Print the records below exactly, from the line containing "Convert this diagram to TikZ code." down to the line containing "rectangle (sqL.north east);", both lines included, and omit every picture.

**Records supplied:**
>> START

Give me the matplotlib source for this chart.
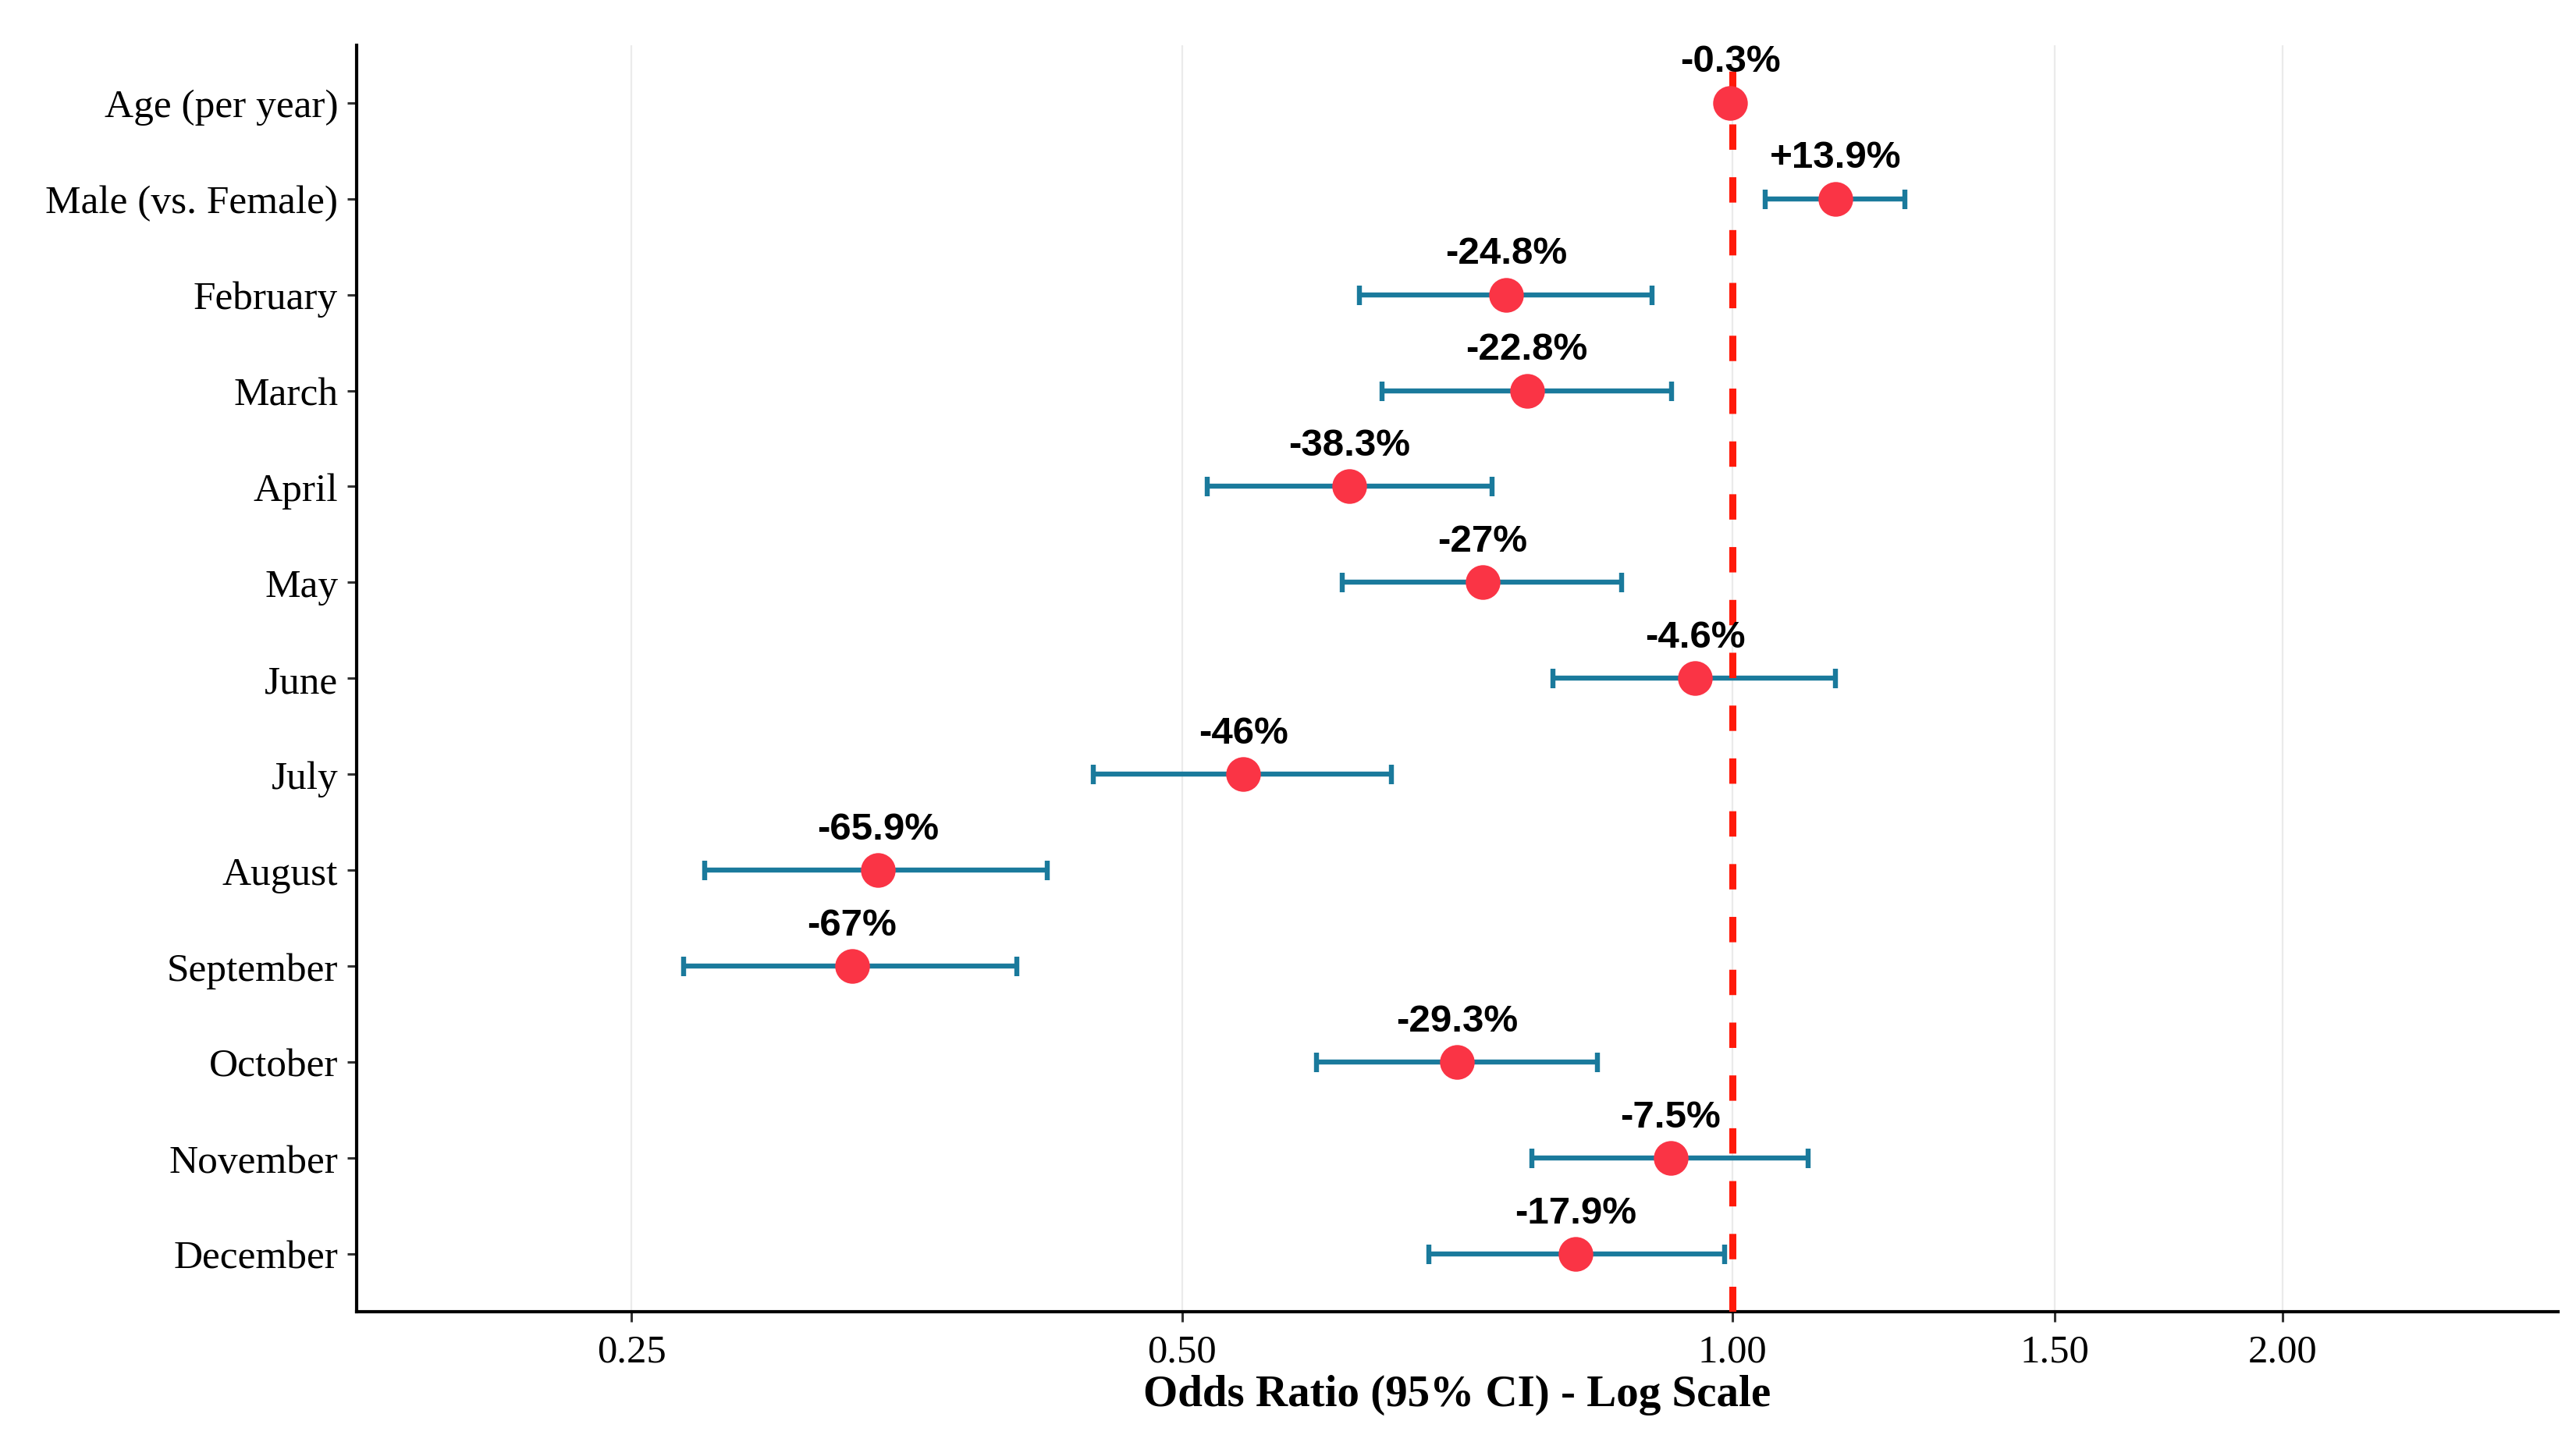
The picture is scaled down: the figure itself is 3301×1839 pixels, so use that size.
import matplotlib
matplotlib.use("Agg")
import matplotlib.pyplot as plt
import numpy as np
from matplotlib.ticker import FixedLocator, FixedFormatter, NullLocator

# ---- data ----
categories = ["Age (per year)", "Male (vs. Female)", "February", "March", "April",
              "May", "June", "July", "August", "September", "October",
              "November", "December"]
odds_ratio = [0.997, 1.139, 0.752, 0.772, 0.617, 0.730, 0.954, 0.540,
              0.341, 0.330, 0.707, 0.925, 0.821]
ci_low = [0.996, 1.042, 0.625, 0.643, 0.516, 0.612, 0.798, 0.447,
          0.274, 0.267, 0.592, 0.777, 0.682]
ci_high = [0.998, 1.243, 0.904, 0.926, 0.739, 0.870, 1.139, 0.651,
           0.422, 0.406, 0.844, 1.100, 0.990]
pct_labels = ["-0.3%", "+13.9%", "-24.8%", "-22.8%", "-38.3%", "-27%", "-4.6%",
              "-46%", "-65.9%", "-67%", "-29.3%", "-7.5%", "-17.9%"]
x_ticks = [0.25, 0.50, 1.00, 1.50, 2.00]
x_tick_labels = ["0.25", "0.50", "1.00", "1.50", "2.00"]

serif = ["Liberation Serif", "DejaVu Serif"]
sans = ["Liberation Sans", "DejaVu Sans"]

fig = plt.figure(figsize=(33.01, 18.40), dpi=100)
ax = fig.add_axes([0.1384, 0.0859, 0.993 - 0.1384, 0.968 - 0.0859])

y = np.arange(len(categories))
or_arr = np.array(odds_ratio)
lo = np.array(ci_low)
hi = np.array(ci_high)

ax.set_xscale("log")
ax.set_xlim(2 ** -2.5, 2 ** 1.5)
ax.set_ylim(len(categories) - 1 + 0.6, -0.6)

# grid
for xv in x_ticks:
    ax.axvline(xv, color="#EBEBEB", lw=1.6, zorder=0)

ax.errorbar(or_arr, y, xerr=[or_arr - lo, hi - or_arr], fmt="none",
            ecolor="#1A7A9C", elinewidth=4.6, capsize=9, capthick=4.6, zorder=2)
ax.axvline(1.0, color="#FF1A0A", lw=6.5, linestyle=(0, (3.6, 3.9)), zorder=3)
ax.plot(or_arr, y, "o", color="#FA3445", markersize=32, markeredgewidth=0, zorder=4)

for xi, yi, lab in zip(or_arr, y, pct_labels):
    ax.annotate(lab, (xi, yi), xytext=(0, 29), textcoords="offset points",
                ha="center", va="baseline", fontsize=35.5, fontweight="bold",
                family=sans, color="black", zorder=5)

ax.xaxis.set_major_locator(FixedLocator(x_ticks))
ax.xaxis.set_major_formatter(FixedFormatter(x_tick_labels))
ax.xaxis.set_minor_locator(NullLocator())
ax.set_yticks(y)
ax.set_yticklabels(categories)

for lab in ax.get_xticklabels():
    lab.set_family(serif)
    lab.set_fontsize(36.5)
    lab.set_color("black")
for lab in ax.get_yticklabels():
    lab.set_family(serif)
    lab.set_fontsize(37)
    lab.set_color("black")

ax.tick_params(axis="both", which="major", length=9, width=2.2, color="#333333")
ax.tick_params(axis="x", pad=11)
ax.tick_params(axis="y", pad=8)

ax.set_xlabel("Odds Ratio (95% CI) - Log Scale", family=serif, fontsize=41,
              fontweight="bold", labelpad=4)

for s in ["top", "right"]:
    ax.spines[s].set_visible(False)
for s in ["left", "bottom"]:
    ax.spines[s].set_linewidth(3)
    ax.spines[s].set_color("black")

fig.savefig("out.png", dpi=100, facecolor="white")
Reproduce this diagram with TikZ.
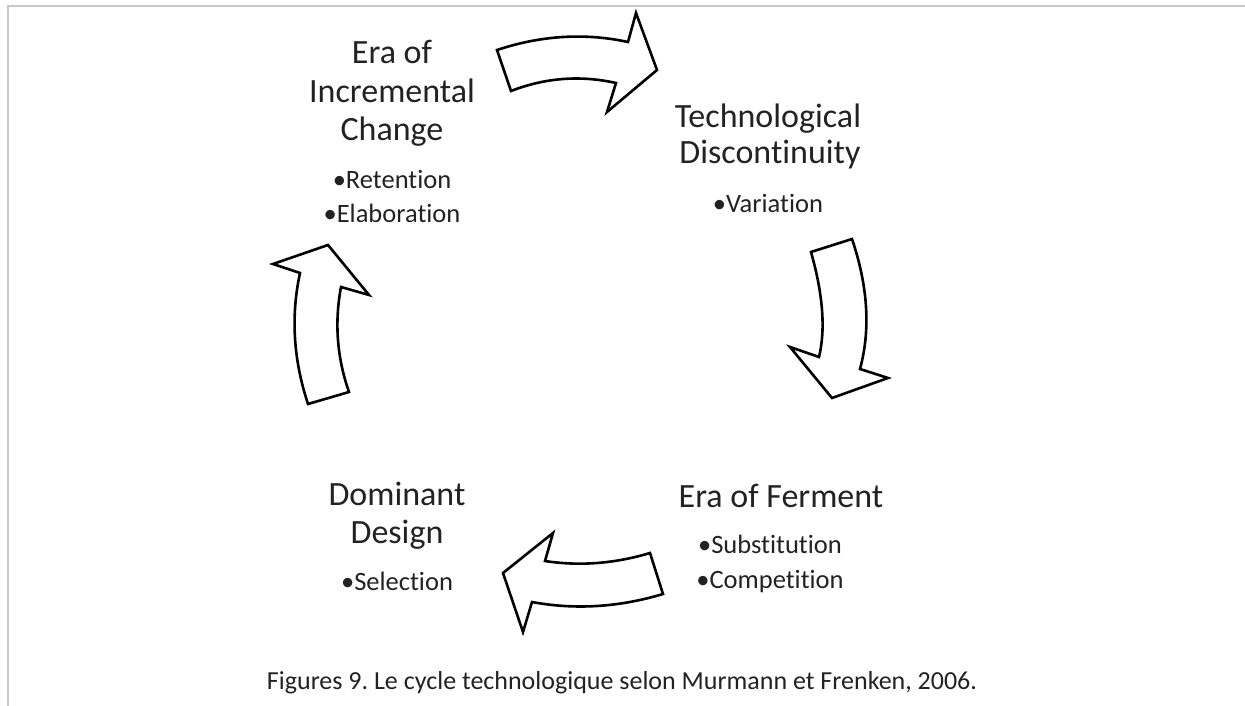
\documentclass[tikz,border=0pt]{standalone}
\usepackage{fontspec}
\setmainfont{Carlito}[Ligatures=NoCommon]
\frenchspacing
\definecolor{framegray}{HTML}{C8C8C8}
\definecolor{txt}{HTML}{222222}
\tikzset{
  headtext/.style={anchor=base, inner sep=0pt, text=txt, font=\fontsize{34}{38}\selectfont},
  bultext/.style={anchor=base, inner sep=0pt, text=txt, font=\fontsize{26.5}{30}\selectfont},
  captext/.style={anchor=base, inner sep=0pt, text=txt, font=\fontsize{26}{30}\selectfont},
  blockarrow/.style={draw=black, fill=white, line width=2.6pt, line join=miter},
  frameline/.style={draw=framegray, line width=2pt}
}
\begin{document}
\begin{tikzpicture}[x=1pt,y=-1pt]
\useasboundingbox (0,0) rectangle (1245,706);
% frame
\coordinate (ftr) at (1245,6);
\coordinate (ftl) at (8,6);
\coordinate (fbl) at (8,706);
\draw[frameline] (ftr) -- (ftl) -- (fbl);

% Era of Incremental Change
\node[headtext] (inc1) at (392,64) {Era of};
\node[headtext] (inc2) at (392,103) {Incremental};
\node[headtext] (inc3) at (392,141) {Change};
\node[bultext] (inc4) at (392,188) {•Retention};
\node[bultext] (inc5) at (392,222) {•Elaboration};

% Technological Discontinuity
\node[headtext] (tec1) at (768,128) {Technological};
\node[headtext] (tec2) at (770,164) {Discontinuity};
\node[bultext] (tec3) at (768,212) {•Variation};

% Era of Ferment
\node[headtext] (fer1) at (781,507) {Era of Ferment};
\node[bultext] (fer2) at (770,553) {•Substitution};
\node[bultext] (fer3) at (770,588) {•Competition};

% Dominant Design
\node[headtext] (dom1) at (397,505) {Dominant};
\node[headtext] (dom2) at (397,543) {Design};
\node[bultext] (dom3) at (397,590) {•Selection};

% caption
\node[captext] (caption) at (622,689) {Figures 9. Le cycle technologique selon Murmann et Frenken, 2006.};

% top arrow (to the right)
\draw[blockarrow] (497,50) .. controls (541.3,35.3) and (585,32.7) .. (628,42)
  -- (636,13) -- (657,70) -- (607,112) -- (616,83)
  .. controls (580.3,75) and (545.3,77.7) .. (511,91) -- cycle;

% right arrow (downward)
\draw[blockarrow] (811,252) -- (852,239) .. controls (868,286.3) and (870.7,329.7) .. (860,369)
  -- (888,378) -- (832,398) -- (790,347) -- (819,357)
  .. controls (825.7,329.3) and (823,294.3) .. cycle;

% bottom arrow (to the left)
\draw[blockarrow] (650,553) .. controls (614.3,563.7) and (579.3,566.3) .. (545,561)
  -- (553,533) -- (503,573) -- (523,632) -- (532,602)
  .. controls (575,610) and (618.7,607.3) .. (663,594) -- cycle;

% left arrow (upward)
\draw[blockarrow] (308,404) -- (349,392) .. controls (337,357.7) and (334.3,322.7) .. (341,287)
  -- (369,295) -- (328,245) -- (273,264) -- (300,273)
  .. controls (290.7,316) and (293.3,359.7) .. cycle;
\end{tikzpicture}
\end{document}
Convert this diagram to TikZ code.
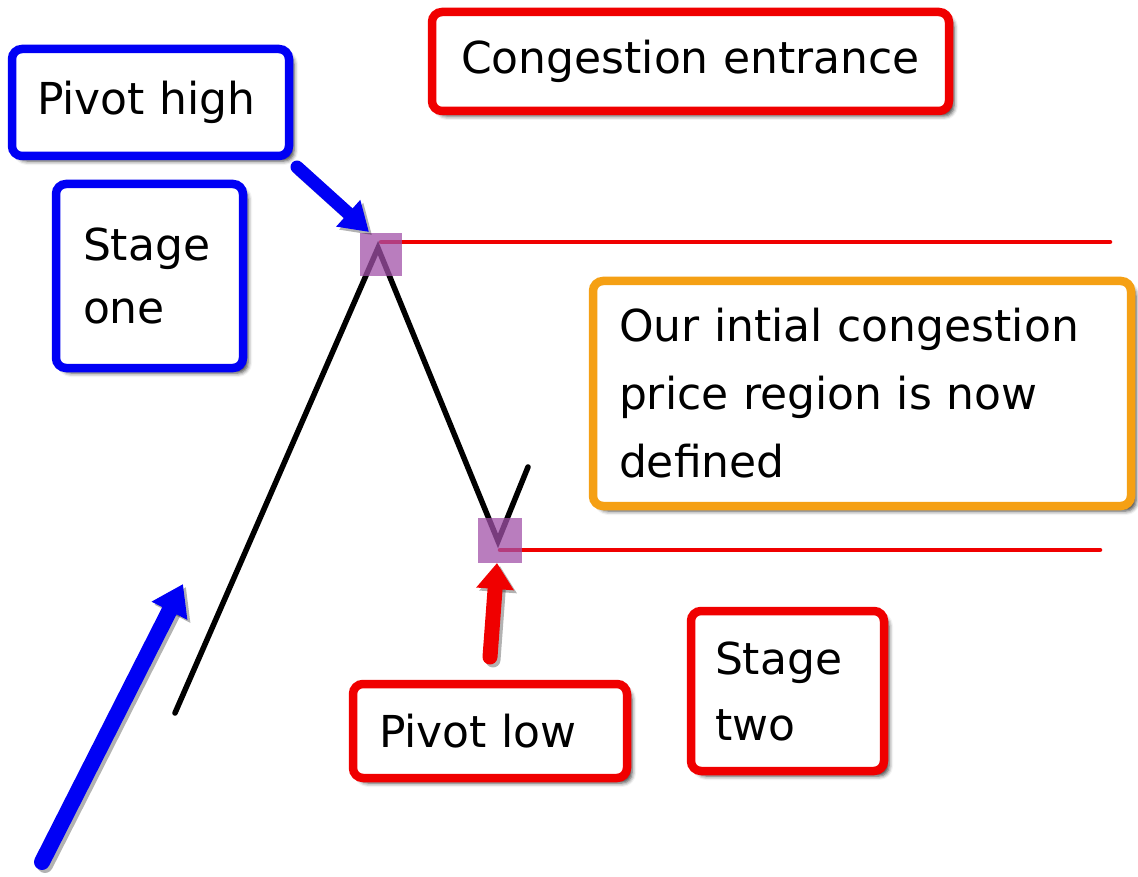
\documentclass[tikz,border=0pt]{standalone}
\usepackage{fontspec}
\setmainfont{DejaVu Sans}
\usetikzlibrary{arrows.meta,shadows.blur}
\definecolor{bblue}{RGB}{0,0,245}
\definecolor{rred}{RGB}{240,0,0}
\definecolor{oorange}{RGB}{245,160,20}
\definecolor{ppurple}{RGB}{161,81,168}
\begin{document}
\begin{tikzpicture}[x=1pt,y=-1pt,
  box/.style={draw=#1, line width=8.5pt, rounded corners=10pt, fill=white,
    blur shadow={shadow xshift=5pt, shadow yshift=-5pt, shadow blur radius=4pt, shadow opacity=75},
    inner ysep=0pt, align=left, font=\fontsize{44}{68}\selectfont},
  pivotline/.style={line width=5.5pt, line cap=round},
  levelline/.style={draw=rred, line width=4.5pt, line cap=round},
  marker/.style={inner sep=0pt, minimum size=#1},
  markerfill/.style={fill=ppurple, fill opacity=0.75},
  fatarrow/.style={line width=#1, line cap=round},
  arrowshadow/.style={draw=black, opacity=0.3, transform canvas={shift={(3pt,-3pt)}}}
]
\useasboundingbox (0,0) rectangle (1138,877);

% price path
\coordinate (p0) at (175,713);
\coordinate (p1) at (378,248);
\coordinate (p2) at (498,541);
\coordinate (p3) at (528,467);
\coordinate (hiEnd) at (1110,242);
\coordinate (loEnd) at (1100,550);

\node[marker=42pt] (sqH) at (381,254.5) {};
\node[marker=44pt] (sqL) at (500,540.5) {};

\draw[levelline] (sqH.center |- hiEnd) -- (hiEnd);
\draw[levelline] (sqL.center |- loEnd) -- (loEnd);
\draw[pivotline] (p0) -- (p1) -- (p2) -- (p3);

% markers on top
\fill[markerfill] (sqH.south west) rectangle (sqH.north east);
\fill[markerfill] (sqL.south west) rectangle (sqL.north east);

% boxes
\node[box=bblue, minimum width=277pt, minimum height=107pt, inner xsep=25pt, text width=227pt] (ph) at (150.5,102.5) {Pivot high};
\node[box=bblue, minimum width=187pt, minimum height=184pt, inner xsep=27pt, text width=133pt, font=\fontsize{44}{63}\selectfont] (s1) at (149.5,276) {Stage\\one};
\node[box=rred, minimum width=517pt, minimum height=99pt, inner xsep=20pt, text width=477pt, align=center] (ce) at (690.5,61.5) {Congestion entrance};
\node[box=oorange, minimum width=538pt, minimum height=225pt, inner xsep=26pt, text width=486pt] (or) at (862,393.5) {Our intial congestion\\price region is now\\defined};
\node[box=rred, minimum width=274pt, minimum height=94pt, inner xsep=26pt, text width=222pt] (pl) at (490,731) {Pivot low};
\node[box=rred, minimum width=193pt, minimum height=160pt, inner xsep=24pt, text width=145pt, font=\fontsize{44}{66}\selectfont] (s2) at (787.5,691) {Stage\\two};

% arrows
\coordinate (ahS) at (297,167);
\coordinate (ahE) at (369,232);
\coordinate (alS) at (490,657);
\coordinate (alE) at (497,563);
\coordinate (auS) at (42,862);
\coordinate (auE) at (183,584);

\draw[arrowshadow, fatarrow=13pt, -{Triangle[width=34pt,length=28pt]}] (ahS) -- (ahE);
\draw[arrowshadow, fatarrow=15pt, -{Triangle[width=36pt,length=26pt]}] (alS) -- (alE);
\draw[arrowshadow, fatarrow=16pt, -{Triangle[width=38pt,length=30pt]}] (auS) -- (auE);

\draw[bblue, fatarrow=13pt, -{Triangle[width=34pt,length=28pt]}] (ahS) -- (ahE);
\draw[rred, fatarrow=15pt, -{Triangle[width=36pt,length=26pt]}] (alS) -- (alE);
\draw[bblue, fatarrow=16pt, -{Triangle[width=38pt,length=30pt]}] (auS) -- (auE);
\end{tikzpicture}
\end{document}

>> END

**Complete response:**
Convert this diagram to TikZ code.
\documentclass[tikz,border=0pt]{standalone}
\usepackage{fontspec}
\setmainfont{DejaVu Sans}
\usetikzlibrary{arrows.meta,shadows.blur}
\definecolor{bblue}{RGB}{0,0,245}
\definecolor{rred}{RGB}{240,0,0}
\definecolor{oorange}{RGB}{245,160,20}
\definecolor{ppurple}{RGB}{161,81,168}
\begin{document}
\begin{tikzpicture}[x=1pt,y=-1pt,
  box/.style={draw=#1, line width=8.5pt, rounded corners=10pt, fill=white,
    blur shadow={shadow xshift=5pt, shadow yshift=-5pt, shadow blur radius=4pt, shadow opacity=75},
    inner ysep=0pt, align=left, font=\fontsize{44}{68}\selectfont},
  pivotline/.style={line width=5.5pt, line cap=round},
  levelline/.style={draw=rred, line width=4.5pt, line cap=round},
  marker/.style={inner sep=0pt, minimum size=#1},
  markerfill/.style={fill=ppurple, fill opacity=0.75},
  fatarrow/.style={line width=#1, line cap=round},
  arrowshadow/.style={draw=black, opacity=0.3, transform canvas={shift={(3pt,-3pt)}}}
]
\useasboundingbox (0,0) rectangle (1138,877);

% price path
\coordinate (p0) at (175,713);
\coordinate (p1) at (378,248);
\coordinate (p2) at (498,541);
\coordinate (p3) at (528,467);
\coordinate (hiEnd) at (1110,242);
\coordinate (loEnd) at (1100,550);

\node[marker=42pt] (sqH) at (381,254.5) {};
\node[marker=44pt] (sqL) at (500,540.5) {};

\draw[levelline] (sqH.center |- hiEnd) -- (hiEnd);
\draw[levelline] (sqL.center |- loEnd) -- (loEnd);
\draw[pivotline] (p0) -- (p1) -- (p2) -- (p3);

% markers on top
\fill[markerfill] (sqH.south west) rectangle (sqH.north east);
\fill[markerfill] (sqL.south west) rectangle (sqL.north east);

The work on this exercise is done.